Copy out each line exactly as it appears.

● INFORMATION SUPPLIED
────────────────────
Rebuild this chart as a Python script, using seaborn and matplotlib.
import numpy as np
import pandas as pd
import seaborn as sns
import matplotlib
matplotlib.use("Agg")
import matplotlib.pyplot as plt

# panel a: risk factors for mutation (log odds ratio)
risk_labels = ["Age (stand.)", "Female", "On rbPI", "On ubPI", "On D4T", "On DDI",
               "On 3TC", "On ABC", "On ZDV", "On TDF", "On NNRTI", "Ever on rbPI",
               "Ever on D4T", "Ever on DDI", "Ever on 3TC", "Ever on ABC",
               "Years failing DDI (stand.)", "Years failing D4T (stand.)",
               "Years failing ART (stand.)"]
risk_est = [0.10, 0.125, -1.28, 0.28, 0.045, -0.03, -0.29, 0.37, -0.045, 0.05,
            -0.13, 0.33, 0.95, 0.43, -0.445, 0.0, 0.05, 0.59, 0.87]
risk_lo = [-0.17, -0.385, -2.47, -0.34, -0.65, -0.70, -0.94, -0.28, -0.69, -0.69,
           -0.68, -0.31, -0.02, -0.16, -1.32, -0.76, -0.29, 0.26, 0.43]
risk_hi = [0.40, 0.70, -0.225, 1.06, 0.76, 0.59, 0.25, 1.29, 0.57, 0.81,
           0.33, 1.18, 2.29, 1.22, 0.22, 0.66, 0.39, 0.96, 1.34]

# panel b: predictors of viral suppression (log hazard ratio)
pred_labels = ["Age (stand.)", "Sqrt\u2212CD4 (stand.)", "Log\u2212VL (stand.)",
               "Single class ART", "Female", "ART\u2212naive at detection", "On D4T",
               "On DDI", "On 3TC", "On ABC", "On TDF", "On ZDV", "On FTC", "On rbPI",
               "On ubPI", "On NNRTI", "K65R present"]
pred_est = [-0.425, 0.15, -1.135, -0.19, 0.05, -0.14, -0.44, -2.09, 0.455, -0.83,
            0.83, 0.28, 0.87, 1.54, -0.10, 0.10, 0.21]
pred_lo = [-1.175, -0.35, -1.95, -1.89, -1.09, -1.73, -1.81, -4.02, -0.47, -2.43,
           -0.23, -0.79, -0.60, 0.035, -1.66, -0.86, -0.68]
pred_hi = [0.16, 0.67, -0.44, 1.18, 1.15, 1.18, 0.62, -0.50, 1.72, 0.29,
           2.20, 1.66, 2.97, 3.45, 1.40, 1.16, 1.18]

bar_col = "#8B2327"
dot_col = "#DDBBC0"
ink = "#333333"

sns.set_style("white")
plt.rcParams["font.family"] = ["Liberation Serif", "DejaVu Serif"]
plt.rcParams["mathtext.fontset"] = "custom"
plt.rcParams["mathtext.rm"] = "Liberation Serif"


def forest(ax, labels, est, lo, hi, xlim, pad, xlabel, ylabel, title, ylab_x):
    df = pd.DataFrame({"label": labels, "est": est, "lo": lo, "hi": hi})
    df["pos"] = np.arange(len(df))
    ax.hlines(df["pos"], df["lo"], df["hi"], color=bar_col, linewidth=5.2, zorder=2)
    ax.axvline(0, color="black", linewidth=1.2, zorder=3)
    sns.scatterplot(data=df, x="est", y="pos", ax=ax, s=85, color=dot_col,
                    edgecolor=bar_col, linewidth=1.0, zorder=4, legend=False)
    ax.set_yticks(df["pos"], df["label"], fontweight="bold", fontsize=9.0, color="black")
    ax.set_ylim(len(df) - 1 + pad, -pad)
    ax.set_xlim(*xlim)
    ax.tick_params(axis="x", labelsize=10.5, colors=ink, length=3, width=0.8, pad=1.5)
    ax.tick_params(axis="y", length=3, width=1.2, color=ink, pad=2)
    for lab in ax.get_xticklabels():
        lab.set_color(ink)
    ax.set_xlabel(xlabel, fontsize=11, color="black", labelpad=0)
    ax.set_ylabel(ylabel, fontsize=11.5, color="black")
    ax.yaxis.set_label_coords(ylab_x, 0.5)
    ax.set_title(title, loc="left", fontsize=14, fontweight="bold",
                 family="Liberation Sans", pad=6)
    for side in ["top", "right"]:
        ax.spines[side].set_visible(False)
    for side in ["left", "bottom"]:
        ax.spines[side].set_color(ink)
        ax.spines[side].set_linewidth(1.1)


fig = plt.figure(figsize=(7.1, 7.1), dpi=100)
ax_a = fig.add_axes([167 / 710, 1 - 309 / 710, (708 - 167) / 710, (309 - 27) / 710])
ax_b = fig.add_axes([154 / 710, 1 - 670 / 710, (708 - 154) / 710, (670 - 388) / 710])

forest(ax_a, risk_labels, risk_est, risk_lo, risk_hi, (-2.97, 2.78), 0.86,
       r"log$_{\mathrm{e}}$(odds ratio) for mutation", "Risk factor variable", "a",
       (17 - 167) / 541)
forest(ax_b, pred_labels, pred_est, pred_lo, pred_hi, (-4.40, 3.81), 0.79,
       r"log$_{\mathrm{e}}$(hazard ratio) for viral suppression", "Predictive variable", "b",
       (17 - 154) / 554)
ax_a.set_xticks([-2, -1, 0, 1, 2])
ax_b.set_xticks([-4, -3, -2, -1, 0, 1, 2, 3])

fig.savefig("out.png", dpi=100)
────────────────────
● ANSWER TO THE PROBLEM
Rebuild this chart as a Python script, using seaborn and matplotlib.
import numpy as np
import pandas as pd
import seaborn as sns
import matplotlib
matplotlib.use("Agg")
import matplotlib.pyplot as plt

# panel a: risk factors for mutation (log odds ratio)
risk_labels = ["Age (stand.)", "Female", "On rbPI", "On ubPI", "On D4T", "On DDI",
               "On 3TC", "On ABC", "On ZDV", "On TDF", "On NNRTI", "Ever on rbPI",
               "Ever on D4T", "Ever on DDI", "Ever on 3TC", "Ever on ABC",
               "Years failing DDI (stand.)", "Years failing D4T (stand.)",
               "Years failing ART (stand.)"]
risk_est = [0.10, 0.125, -1.28, 0.28, 0.045, -0.03, -0.29, 0.37, -0.045, 0.05,
            -0.13, 0.33, 0.95, 0.43, -0.445, 0.0, 0.05, 0.59, 0.87]
risk_lo = [-0.17, -0.385, -2.47, -0.34, -0.65, -0.70, -0.94, -0.28, -0.69, -0.69,
           -0.68, -0.31, -0.02, -0.16, -1.32, -0.76, -0.29, 0.26, 0.43]
risk_hi = [0.40, 0.70, -0.225, 1.06, 0.76, 0.59, 0.25, 1.29, 0.57, 0.81,
           0.33, 1.18, 2.29, 1.22, 0.22, 0.66, 0.39, 0.96, 1.34]

# panel b: predictors of viral suppression (log hazard ratio)
pred_labels = ["Age (stand.)", "Sqrt\u2212CD4 (stand.)", "Log\u2212VL (stand.)",
               "Single class ART", "Female", "ART\u2212naive at detection", "On D4T",
               "On DDI", "On 3TC", "On ABC", "On TDF", "On ZDV", "On FTC", "On rbPI",
               "On ubPI", "On NNRTI", "K65R present"]
pred_est = [-0.425, 0.15, -1.135, -0.19, 0.05, -0.14, -0.44, -2.09, 0.455, -0.83,
            0.83, 0.28, 0.87, 1.54, -0.10, 0.10, 0.21]
pred_lo = [-1.175, -0.35, -1.95, -1.89, -1.09, -1.73, -1.81, -4.02, -0.47, -2.43,
           -0.23, -0.79, -0.60, 0.035, -1.66, -0.86, -0.68]
pred_hi = [0.16, 0.67, -0.44, 1.18, 1.15, 1.18, 0.62, -0.50, 1.72, 0.29,
           2.20, 1.66, 2.97, 3.45, 1.40, 1.16, 1.18]

bar_col = "#8B2327"
dot_col = "#DDBBC0"
ink = "#333333"

sns.set_style("white")
plt.rcParams["font.family"] = ["Liberation Serif", "DejaVu Serif"]
plt.rcParams["mathtext.fontset"] = "custom"
plt.rcParams["mathtext.rm"] = "Liberation Serif"


def forest(ax, labels, est, lo, hi, xlim, pad, xlabel, ylabel, title, ylab_x):
    df = pd.DataFrame({"label": labels, "est": est, "lo": lo, "hi": hi})
    df["pos"] = np.arange(len(df))
    ax.hlines(df["pos"], df["lo"], df["hi"], color=bar_col, linewidth=5.2, zorder=2)
    ax.axvline(0, color="black", linewidth=1.2, zorder=3)
    sns.scatterplot(data=df, x="est", y="pos", ax=ax, s=85, color=dot_col,
                    edgecolor=bar_col, linewidth=1.0, zorder=4, legend=False)
    ax.set_yticks(df["pos"], df["label"], fontweight="bold", fontsize=9.0, color="black")
    ax.set_ylim(len(df) - 1 + pad, -pad)
    ax.set_xlim(*xlim)
    ax.tick_params(axis="x", labelsize=10.5, colors=ink, length=3, width=0.8, pad=1.5)
    ax.tick_params(axis="y", length=3, width=1.2, color=ink, pad=2)
    for lab in ax.get_xticklabels():
        lab.set_color(ink)
    ax.set_xlabel(xlabel, fontsize=11, color="black", labelpad=0)
    ax.set_ylabel(ylabel, fontsize=11.5, color="black")
    ax.yaxis.set_label_coords(ylab_x, 0.5)
    ax.set_title(title, loc="left", fontsize=14, fontweight="bold",
                 family="Liberation Sans", pad=6)
    for side in ["top", "right"]:
        ax.spines[side].set_visible(False)
    for side in ["left", "bottom"]:
        ax.spines[side].set_color(ink)
        ax.spines[side].set_linewidth(1.1)


fig = plt.figure(figsize=(7.1, 7.1), dpi=100)
ax_a = fig.add_axes([167 / 710, 1 - 309 / 710, (708 - 167) / 710, (309 - 27) / 710])
ax_b = fig.add_axes([154 / 710, 1 - 670 / 710, (708 - 154) / 710, (670 - 388) / 710])

forest(ax_a, risk_labels, risk_est, risk_lo, risk_hi, (-2.97, 2.78), 0.86,
       r"log$_{\mathrm{e}}$(odds ratio) for mutation", "Risk factor variable", "a",
       (17 - 167) / 541)
forest(ax_b, pred_labels, pred_est, pred_lo, pred_hi, (-4.40, 3.81), 0.79,
       r"log$_{\mathrm{e}}$(hazard ratio) for viral suppression", "Predictive variable", "b",
       (17 - 154) / 554)
ax_a.set_xticks([-2, -1, 0, 1, 2])
ax_b.set_xticks([-4, -3, -2, -1, 0, 1, 2, 3])

fig.savefig("out.png", dpi=100)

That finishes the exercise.